The result is I, Daniel Blake, a superb, stirring drama that rightly took the Palme d'Or from the Cannes Film Festival.

If the details weren’t drawn from life, one would be tempted to call the film Kafkaesque: following a serious heart attack, carpenter Daniel (Dave Johns) is advised by his doctor to take a break from work. But when the widower applies for employment and support allowance, his answers prove unsatisfactory for the bureaucracy, who bounce him on to apply for jobseeker’s allowance.

Daniel’s struggle against a minefield of red tape and mumbo-jumbo is made a little easier by his friendship with Katie (Hayley Squires), a young single mother who has moved with her two children from London to Newcastle. they are now hundreds of miles from family and friends, but it was that or stay cooped up in one room in a homeless persons’ hostel.

“We could have made it much more extreme,” says Loach. “We kept hearing extraordinary stories.
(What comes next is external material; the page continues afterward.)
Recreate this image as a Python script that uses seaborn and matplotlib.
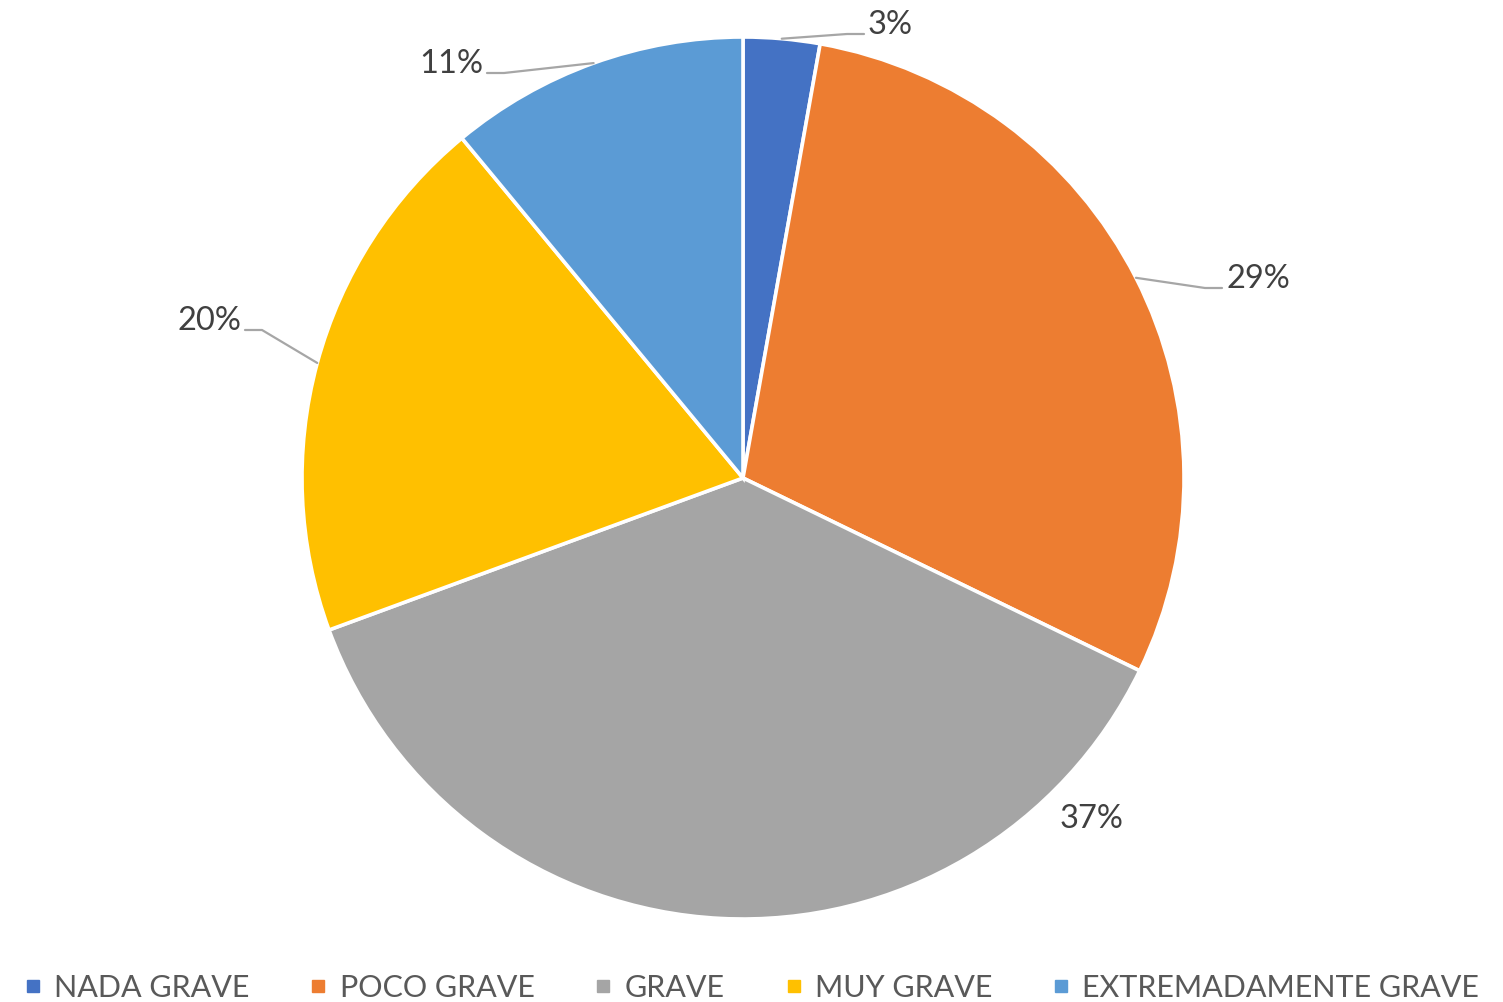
import numpy as np
import seaborn as sns
import matplotlib.pyplot as plt
from matplotlib.lines import Line2D

# DATA (percent)
categories = ['NADA GRAVE', 'POCO GRAVE', 'GRAVE', 'MUY GRAVE', 'EXTREMADAMENTE GRAVE']
values = [2.8, 29.4, 37.2, 19.6, 11.0]
colors = ['#4472C4', '#ED7D31', '#A5A5A5', '#FFC000', '#5B9BD5']

# label layout in pixel space: (x, baseline y, side), None side -> no leader line
label_pos = [(868, 34, 'left'), (1226, 288, 'left'), (1060, 828, None),
             (241, 330, 'right'), (483, 73, 'right')]

W, H = 1503, 1002
sns.set_theme(style='white')
plt.rcParams['font.family'] = ['Lato', 'DejaVu Sans']

fig = plt.figure(figsize=(W / 100, H / 100), dpi=100)
ax = fig.add_axes([0, 0, 1, 1])

cx, cy, r = 743, H - 478, 441
wedges, _ = ax.pie(values, colors=sns.color_palette(colors), startangle=90, counterclock=False,
                   center=(cx, cy), radius=r, frame=True,
                   wedgeprops=dict(edgecolor='white', linewidth=2.6))
ax.set_xlim(0, W)
ax.set_ylim(0, H)
ax.set_aspect('equal')
ax.axis('off')

for w, v, (lx, ly, side) in zip(wedges, values, label_pos):
    ang = np.deg2rad((w.theta1 + w.theta2) / 2)
    ex, ey = cx + r * np.cos(ang), cy + r * np.sin(ang)
    ty = H - ly
    ha = 'left' if side in ('left', None) else 'right'
    ax.text(lx, ty, f'{v:.0f}%', ha=ha, va='baseline', fontsize=23.5, color='#404040')
    if side is None:
        continue
    if side == 'left':
        xs = [ex, lx - 21, lx - 4]
    else:
        xs = [ex, lx + 21, lx + 4]
    ax.plot(xs, [ey, ty, ty], color='#A6A6A6', lw=1.6, solid_joinstyle='round')

handles = [Line2D([0], [0], marker='s', linestyle='', markersize=9, color=c) for c in colors]
fig.legend(handles, categories, loc='lower center', ncol=5, bbox_to_anchor=(0.5, -0.027),
           frameon=False, fontsize=22, labelcolor='#595959',
           handlelength=0.6, handletextpad=0.4, columnspacing=1.95)

fig.savefig('out.png', dpi=100)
Many stories of suicide. One aspect of the austerity cuts is the devastating effect on disabled people. They have been hit six times harder. These are people who need our help, not our dismissal. They just get kicked in the death. Paul and I thought we needed a central character who isn’t an obvious victim. A man with a trade. A man who is thoughtful and capable.”
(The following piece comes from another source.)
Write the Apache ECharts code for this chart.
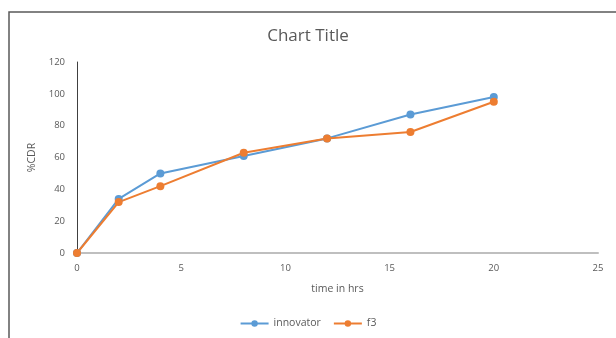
<!DOCTYPE html>
<html>
<head>
<meta charset="utf-8">
<script src="https://cdn.jsdelivr.net/npm/echarts@6/dist/echarts.min.js"></script>
<style>
  html, body { margin: 0; padding: 0; background: #fff; }
  #chart { width: 616px; height: 338px; }
</style>
</head>
<body>
<div id="chart"></div>
<script>
  // time points (hrs) and %CDR values
  var hours = [0, 2, 4, 8, 12, 16, 20];
  var innovator = [0, 34, 50, 61, 72, 87, 98];
  var f3 = [0, 32, 42, 63, 72, 76, 95];
  var seriesNames = ['innovator', 'f3'];

  function pairs(xs, ys) {
    return xs.map(function (x, i) { return [x, ys[i]]; });
  }

  var font = '"Open Sans", "Liberation Sans", sans-serif';
  var chart = echarts.init(document.getElementById('chart'));

  chart.setOption({
    animation: false,
    color: ['#5b9bd5', '#ed7d31'],
    textStyle: { fontFamily: font },
    graphic: [{
      type: 'rect',
      shape: { x: 9, y: 12, width: 700, height: 400 },
      style: { fill: 'none', stroke: '#595959', lineWidth: 1.5 },
      silent: true
    }],
    title: {
      text: 'Chart Title',
      left: 'center',
      top: 23,
      textStyle: { fontFamily: font, fontSize: 17, fontWeight: 'normal', color: '#595959' }
    },
    legend: {
      data: seriesNames,
      bottom: 4,
      left: 'center',
      itemWidth: 28,
      itemHeight: 8,
      itemGap: 12,
      textStyle: { fontFamily: font, fontSize: 10.5, color: '#595959' }
    },
    grid: { left: 77, right: 18, top: 62, bottom: 85 },
    xAxis: {
      type: 'value',
      min: 0,
      max: 25,
      interval: 5,
      name: 'time in hrs',
      nameLocation: 'middle',
      nameGap: 31,
      nameTextStyle: { fontFamily: font, fontSize: 10.5, color: '#595959' },
      axisLine: { show: true, lineStyle: { color: '#bfbfbf', width: 2 } },
      axisTick: { show: false },
      splitLine: { show: false },
      axisLabel: { fontSize: 9.5, color: '#595959', margin: 10 }
    },
    yAxis: {
      type: 'value',
      min: 0,
      max: 120,
      interval: 20,
      name: '%CDR',
      nameLocation: 'middle',
      nameGap: 39,
      nameTextStyle: { fontFamily: font, fontSize: 10.5, color: '#595959' },
      axisLine: { show: true, lineStyle: { color: '#404040', width: 1 } },
      axisTick: { show: false },
      splitLine: { show: false },
      axisLabel: { fontSize: 9.5, color: '#595959', margin: 12 }
    },
    series: [{
      name: seriesNames[0],
      type: 'line',
      data: pairs(hours, innovator),
      symbol: 'circle',
      symbolSize: 8,
      lineStyle: { width: 2 }
    }, {
      name: seriesNames[1],
      type: 'line',
      data: pairs(hours, f3),
      symbol: 'circle',
      symbolSize: 8,
      lineStyle: { width: 2 }
    }]
  });
</script>
</body>
</html>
Following a string of lighter comedies (Looking for Eric, The Angel's Share) and historical dramas (The Wind That Shakes the Barley, Jimmy's Hall), I, Daniel Blake feels like Loach's most urgent film since Cathy Come Home way back in 1966. The BBC drama famously prompted debate in parliament and changed attitudes toward homelessness.

“I think that’s right,” nods Loach. “This is a story that needs to be at the centre of our political discussion. It’s not some charitable sideline.”

Half a century

Some 50 years punctuated by dozens of Loach projects have elapsed between Cathy and Daniel’s respective crises. But the softly spoken film-maker has lost none of his appetite for giant-slaying.

“The abdication of the Labour Party – their endorsement of austerity measures with just a few minor quibbles – led to people seeing no major differences between the parties,” he says. “So they feel alienated and cynical about politics. There is no leadership or voice on real issues. And, of course, the popular press are pumping out right-wing propaganda every day.

“Alienated, neglected people made for a breeding ground for the far right and fascism. They respond to simple answers like kick out the immigrants.”

Still, Loach remains hopeful. The era of Brexit and Trump is also the time of Syriza, Bernie Sanders and Jeremy Corbyn.

“The only glimmer of hope is the new leadership of the Labour Party, which is why the establishment have attacked Corbyn so viciously. Because he does actually represent a different politics. The politics of public investment. That’s the first step. Remove the private contractors from the NHS. Make them efficient again. Employ people directly instead of tendering to multinationals. Remove business from transport.

“What has been interesting about the Labour contest is that it has laid bare the fundamental divide between a right wing that want to do what the Tories do but with a prettier face, and a left wing who want to effect real change.”

That same tension has been felt in Loach's work as long ago as 1981, when A Question of Leadership, his documentary portrait of the steelworkers' strike, was pulled from the broadcasting schedules. This was one of many brushes with censorship, but even now,he would not think about sweetening the messages of his most hard-hitting works.

Thatcher collusion

"Well, there was no way to change the central premise of A Question of Leadership, which was that Labour and the trade unions colluded with Thatcher carrying through what she wanted to carry through. The Labour leadership didn't want to have to deal with a strong trade union movement when they got back into power. The union leaders had sold their own members jobs out.

“That’s the limitation of social democrat politics. The boss has got to make a profit. There was no other way of saying it.”

He laughs. “And in the end, they didn’t let it be said at all.”

Loach is full of praise for Louise Osmond, who directed Versus: The Life and Films of Ken Loach last year. Still, he found the other side of the camera somewhat uncomfortable.

“I have no quarrel with the film at all. But I did wish the people who have contributed to the films got a bit more time. The actors, the editor, the sound recordists, all contributed as much as I did. I hated taking the credit for all of it.”

I, Daniel Blake is on general release.

LOACH ON POST-BREXIT IRELAND
"It's not for me to say. But I've done three films in Ireland now. And every time I've been there it has become more and more apparent that it is one country. Brexit should put a united Ireland back on the agenda. I mean, come on! Who needs a Border in the middle of such a tiny island?"